Here, ClockConstructor serves as the constructor interface, used to check if a class correctly implements the interface and has the right constructor parameters.

8. How do you use an Interface to annotate a variable?

Answer: You can use an interface to annotate a variable to ensure it adheres to the interface structure:

interface Car {
    make: string;
    model: string;
    year: number;
}

const myCar: Car = {
    make: 'Toyota',
    model: 'Corolla',
    year: 2021
};

In this example, myCar is annotated with the Car interface, ensuring that it has a make, model, and year property.

9. How can Interfaces be implemented by Classes?

Answer: Classes in TypeScript can implement interfaces by using the implements keyword. This enforces that the class implements all properties and methods defined in the interface:

interface Animal {
    name: string;
    move(distanceMeters: number): void;
}

class Bird implements Animal {
    name = 'Parrot';

    move(distanceMeters: number) {
        console.log(`${this.name} flew ${distanceMeters}m.`);
    }
}

Here, the Bird class implements the Animal interface, providing a name property and a move method with the same signature as defined in the interface.

10. Can Interfaces be mixed into other types (like unions or intersections)?

Answer: Yes, interfaces can be mixed with other types to create more complex types using unions (|) and intersections (&).
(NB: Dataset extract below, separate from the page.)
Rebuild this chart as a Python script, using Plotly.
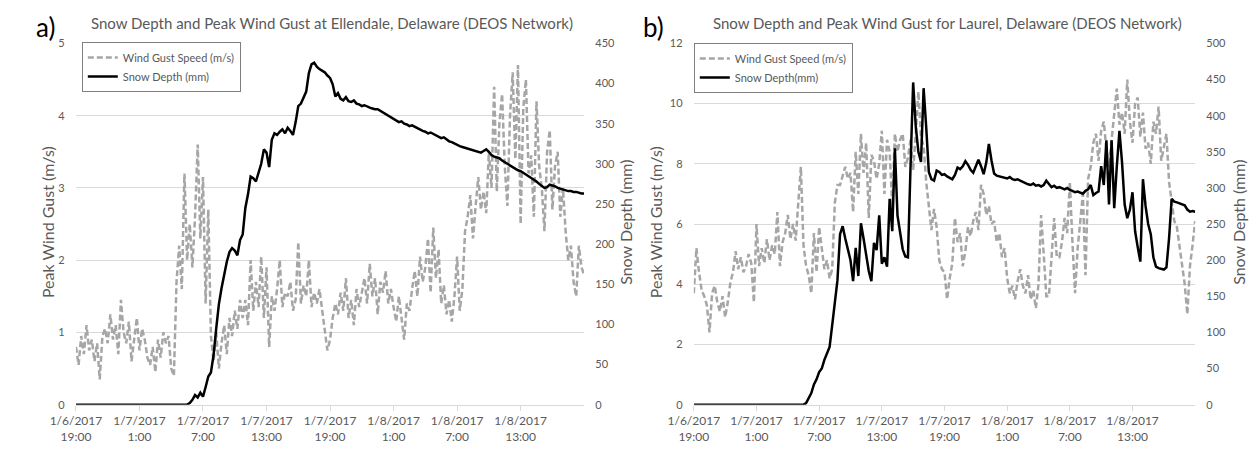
import pandas as pd
import plotly.graph_objects as go

# 15-minute observations, 1/6/2017 19:00 through 1/8/2017 19:00
start = "2017-01-06 19:00"
times = pd.date_range(start, periods=193, freq="15min")

# Ellendale peak wind gust (m/s)
ellendale_gust = [
    0.8, 0.55, 0.95, 0.7,  1.1, 0.75, 0.9, 0.6,  0.85, 0.35, 0.95, 1.05,
    0.85, 1.25, 0.9, 1.1,  0.7, 1.45, 1.0, 0.85,  1.15, 0.6, 0.9, 1.2,
    0.75, 1.05, 0.9, 0.65,  0.55, 0.8, 0.45, 0.9,  0.65, 1.0, 0.85, 0.95,
    0.5, 0.4, 1.7, 2.2,  1.6, 3.2, 2.0, 2.5,  1.9, 2.6, 3.6, 2.3,
    3.15, 1.4, 2.7, 0.95,  0.6, 1.0, 0.5, 0.85,  1.1, 0.7, 1.2, 0.95,
    1.3, 1.05, 1.45, 1.2,  1.45, 1.1, 2.0, 1.3,  1.7, 1.35, 2.05, 1.2,
    1.9, 0.8, 1.5, 1.3,  1.6, 2.0, 1.35, 1.55,  1.5, 1.7, 1.3, 1.45,
    2.25, 1.4, 1.65, 1.5,  2.0, 1.35, 1.55, 1.4,  1.6, 1.3, 1.05, 0.75,
    0.9, 1.2, 1.4, 1.25,  1.55, 1.3, 1.75, 1.2,  1.45, 1.1, 1.6, 1.35,
    1.55, 1.75, 1.4, 1.95,  1.5, 1.75, 1.25, 1.7,  1.55, 1.85, 1.4, 1.6,
    1.35, 1.15, 1.5, 1.2,  0.9, 1.4, 1.3, 1.6,  1.85, 1.5, 2.05, 1.7,
    1.9, 2.3, 1.55, 2.45,  1.75, 2.15, 1.4, 1.65,  1.25, 1.45, 1.15, 1.5,
    2.05, 1.3, 1.6, 2.4,  2.6, 2.9, 2.3, 2.75,  3.15, 2.7, 2.95, 2.65,
    3.5, 3.0, 4.4, 2.95,  3.9, 4.3, 3.3, 2.75,  4.0, 4.6, 3.4, 4.7,
    2.5, 4.1, 4.5, 3.2,  3.45, 2.6, 4.2, 3.3,  3.0, 2.4, 3.5, 3.8,
    2.7, 3.3, 3.5, 2.6,  3.0, 2.4, 2.0, 2.2,  1.7, 1.5, 2.2, 1.9,
    1.8,
]

# Ellendale snow depth (mm)
ellendale_snow = [
    0, 0, 0, 0,  0, 0, 0, 0,  0, 0, 0, 0,  0, 0, 0, 0,  0, 0, 0, 0,
    0, 0, 0, 0,  0, 0, 0, 0,  0, 0, 0, 0,  0, 0, 0, 0,  0, 0, 0, 0,
    0, 0, 0, 2,  6, 12, 9, 15,  10, 22, 35, 40,  62, 95, 125, 145,
    162, 178, 190, 195,  192, 186, 205, 212,  245, 262, 284, 282,
    278, 290, 300, 318,  314, 296, 330, 338,  336, 340, 343, 338,
    345, 341, 336, 352,  372, 375, 383, 390,  413, 424, 426, 421,
    418, 416, 414, 410,  407, 399, 384, 388,  381, 379, 383, 378,
    377, 379, 375, 374,  372, 373, 371, 370,  369, 368, 368, 366,
    363, 362, 360, 358,  356, 354, 352, 353,  350, 349, 347, 348,
    346, 344, 343, 341,  340, 338, 339, 337,  335, 334, 332, 333,
    330, 328, 327, 325,  324, 322, 321, 320,  319, 318, 317, 316,
    315, 314, 316, 318,  315, 311, 309, 308,  307, 304, 302, 300,
    298, 295, 294, 292,  291, 289, 287, 285,  283, 280, 278, 275,
    272, 270, 271, 274,  273, 272, 270, 269,  268, 267, 266, 266,
    265, 265, 264, 263,
    263,
]

# Laurel peak wind gust (m/s)
laurel_gust = [
    3.7, 5.2, 4.4, 3.8,  3.6, 3.3, 2.4, 3.7,  3.95, 3.4, 3.1, 3.6,
    2.9, 3.4, 4.05, 4.4,  5.1, 4.5, 4.9, 4.4,  4.6, 5.0, 4.7, 3.4,
    6.0, 4.6, 5.2, 4.7,  5.5, 4.8, 5.3, 5.0,  6.4, 4.6, 5.4, 5.7,
    6.3, 5.5, 6.0, 5.45,  6.7, 7.9, 5.3, 4.6,  4.3, 3.7, 5.7, 4.4,
    5.9, 5.1, 4.5, 4.8,  4.2, 4.5, 6.7, 7.3,  7.3, 7.6, 7.9, 7.5,
    7.7, 6.4, 8.4, 7.0,  9.0, 7.7, 8.7, 6.2,  8.3, 8.1, 7.5, 8.0,
    9.1, 7.0, 8.8, 8.4,  6.6, 9.0, 8.4, 8.8,  9.0, 7.9, 8.2, 8.8,
    7.8, 9.0, 10.4, 8.9,  8.6, 7.4, 6.7, 5.8,  6.5, 5.9, 4.8, 4.5,
    4.4, 3.5, 4.2, 4.7,  6.2, 5.4, 5.7, 4.6,  5.1, 5.9, 5.6, 6.1,
    6.4, 5.8, 7.3, 7.0,  6.3, 6.6, 6.0, 6.1,  5.4, 5.7, 4.9, 5.2,
    4.2, 3.7, 3.95, 3.5,  4.1, 4.5, 3.95, 3.7,  4.3, 3.5, 3.8, 3.2,
    4.0, 6.3, 5.0, 3.6,  3.6, 5.1, 6.2, 4.9,  4.9, 5.4, 6.2, 5.7,
    7.4, 5.4, 3.7, 5.2,  6.2, 7.0, 4.3, 7.5,  7.9, 8.7, 9.0, 8.1,
    9.1, 9.4, 8.5, 7.9,  8.8, 9.6, 10.5, 9.3,  9.7, 9.0, 10.8, 9.4,
    8.7, 10.0, 10.2, 8.9,  9.7, 8.5, 8.7, 8.0,  9.4, 9.0, 9.9, 8.1,
    8.6, 9.0, 7.4, 6.8,  6.1, 5.9, 5.3, 4.6,  4.0, 3.0, 4.6, 5.3,
    6.1,
]

# Laurel snow depth (mm)
laurel_snow = [
    0, 0, 0, 0,  0, 0, 0, 0,  0, 0, 0, 0,  0, 0, 0, 0,  0, 0, 0, 0,
    0, 0, 0, 0,  0, 0, 0, 0,  0, 0, 0, 0,  0, 0, 0, 0,  0, 0, 0, 0,
    0, 0, 0, 2,  10, 16, 28, 35,  45, 50, 62, 72,  80, 110, 145, 172,
    236, 247, 230, 214,  200, 171, 217, 178,  251, 230, 205, 185,
    171, 224, 214, 262,  195, 204, 191, 285,  240, 355, 262, 240,
    215, 205, 204, 330,  446, 385, 350, 336,  438, 384, 322, 312,
    310, 324, 322, 318,  319, 316, 314, 312,  318, 328, 326, 330,
    337, 332, 325, 321,  330, 339, 330, 319,  335, 361, 338, 320,
    317, 316, 315, 314,  313, 315, 312, 311,  312, 310, 308, 306,
    305, 304, 306, 303,  304, 302, 304, 310,  305, 301, 303, 300,
    301, 299, 298, 300,  297, 296, 294, 295,  293, 292, 296, 298,
    304, 290, 293, 295,  330, 304, 366, 277,  366, 272, 330, 379,
    335, 277, 258, 270,  294, 240, 218, 198,  312, 275, 250, 236,
    204, 191, 189, 188,  187, 190, 230, 285,  281, 280, 279, 277,
    276, 270, 267, 268,
    267,
]

tick_times = pd.date_range(start, periods=8, freq="6h")
tick_text = ["1/6/2017<br>19:00", "1/7/2017<br>1:00", "1/7/2017<br>7:00",
             "1/7/2017<br>13:00", "1/7/2017<br>19:00", "1/8/2017<br>1:00",
             "1/8/2017<br>7:00", "1/8/2017<br>13:00"]
x_range = [pd.Timestamp("2017-01-06 19:00"), pd.Timestamp("2017-01-08 19:00")]

FONT = "Lato"
TXT = "#595959"
GRID = "#d9d9d9"
GUST = "#a6a6a6"

W, H = 1250, 449

fig = go.Figure()

# Panel a: Ellendale
fig.add_trace(go.Scatter(x=times, y=ellendale_gust, xaxis="x", yaxis="y",
                         mode="lines", name="Wind Gust Speed (m/s)",
                         line=dict(color=GUST, width=2.5, dash="6px,3px"),
                         legend="legend"))
fig.add_trace(go.Scatter(x=times, y=ellendale_snow, xaxis="x", yaxis="y2",
                         mode="lines", name="Snow Depth (mm)",
                         line=dict(color="black", width=2.5),
                         legend="legend"))

# Panel b: Laurel
fig.add_trace(go.Scatter(x=times, y=laurel_gust, xaxis="x2", yaxis="y3",
                         mode="lines", name="Wind Gust Speed (m/s)",
                         line=dict(color=GUST, width=2.5, dash="6px,3px"),
                         legend="legend2"))
fig.add_trace(go.Scatter(x=times, y=laurel_snow, xaxis="x2", yaxis="y4",
                         mode="lines", name="Snow Depth(mm)",
                         line=dict(color="black", width=2.5),
                         legend="legend2"))

ydom = [(H - 409.5) / H, (H - 37.5) / H]
tickfont = dict(family=FONT, size=11, color=TXT)

xcommon = dict(type="date", range=x_range, tickmode="array", tickvals=tick_times,
               ticktext=tick_text, ticks="outside", ticklen=5, tickcolor=GRID,
               showgrid=False, showline=True, linecolor=GRID, linewidth=1,
               tickfont=dict(family=FONT, size=12, color=TXT), zeroline=False,
               fixedrange=True)

fig.update_layout(
    width=W, height=H,
    margin=dict(l=0, r=0, t=0, b=0),
    paper_bgcolor="white", plot_bgcolor="white",
    font=dict(family=FONT, color=TXT),
    xaxis=dict(domain=[51 / W, 570 / W], anchor="y", **xcommon),
    xaxis2=dict(domain=[682 / W, 1194 / W], anchor="y3", **xcommon),
    yaxis=dict(domain=ydom, range=[0, 5], dtick=1, showgrid=True, gridcolor=GRID,
               zeroline=False, showline=False, tickfont=tickfont,
               ticks="outside", ticklen=8, tickcolor="rgba(0,0,0,0)"),
    yaxis2=dict(overlaying="y", side="right", anchor="x", range=[0, 450], dtick=50,
                showgrid=False, zeroline=False, showline=False, tickfont=tickfont,
                ticks="outside", ticklen=8, tickcolor="rgba(0,0,0,0)"),
    yaxis3=dict(domain=ydom, anchor="x2", range=[0, 12], dtick=2, showgrid=True,
                gridcolor=GRID, zeroline=False, showline=False, tickfont=tickfont,
                ticks="outside", ticklen=8, tickcolor="rgba(0,0,0,0)"),
    yaxis4=dict(overlaying="y3", side="right", anchor="x2", range=[0, 500], dtick=50,
                showgrid=False, zeroline=False, showline=False, tickfont=tickfont,
                ticks="outside", ticklen=8, tickcolor="rgba(0,0,0,0)"),
    legend=dict(x=57 / W, y=1 - 36 / H, xanchor="left", yanchor="top",
                bgcolor="white", bordercolor="#7f7f7f", borderwidth=1,
                font=dict(family=FONT, size=11, color=TXT), traceorder="normal"),
    legend2=dict(x=682 / W, y=1 - 37 / H, xanchor="left", yanchor="top",
                 bgcolor="white", bordercolor="#7f7f7f", borderwidth=1,
                 font=dict(family=FONT, size=11, color=TXT), traceorder="normal"),
    showlegend=True,
)

annotations = [
    dict(text="Snow Depth and Peak Wind Gust at Ellendale, Delaware (DEOS Network)",
         x=313 / W, y=1 - 16 / H, font=dict(size=15, color=TXT)),
    dict(text="Snow Depth and Peak Wind Gust for Laurel, Delaware (DEOS Network)",
         x=941 / W, y=1 - 16 / H, font=dict(size=15, color=TXT)),
    dict(text="a)", x=20 / W, y=1 - 21 / H, font=dict(size=26, color="black")),
    dict(text="b)", x=641 / W, y=1 - 21 / H, font=dict(size=26, color="black")),
    dict(text="Peak Wind Gust (m/s)", x=22 / W, y=1 - 222 / H, textangle=-90,
         font=dict(size=16, color=TXT)),
    dict(text="Snow Depth (mm)", x=612 / W, y=1 - 222 / H, textangle=-90,
         font=dict(size=16, color=TXT)),
    dict(text="Peak Wind Gust (m/s)", x=643 / W, y=1 - 222 / H, textangle=-90,
         font=dict(size=16, color=TXT)),
    dict(text="Snow Depth (mm)", x=1238 / W, y=1 - 222 / H, textangle=-90,
         font=dict(size=16, color=TXT)),
]
for a in annotations:
    a.update(xref="paper", yref="paper", showarrow=False, xanchor="center",
             yanchor="middle")
    a["font"]["family"] = FONT
fig.update_layout(annotations=annotations)

fig.write_html("out.html")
This allows you to compose types flexibly:

interface Pet {
    name: string;
}

interface Dog extends Pet {
    breed: string;
}

type DogOrCat = Dog | { breed: string; species: 'cat' };

const myPet: DogOrCat = {
    name: 'Whiskers',
    breed: 'Persian',
    species: 'cat'
};

In this example, DogOrCat is a union type that can be a Dog or an object with a breed and species property. This demonstrates the flexibility of combining interfaces with other types.

Understanding these concepts will help you effectively utilize interfaces in TypeScript to create robust and maintainable code structures.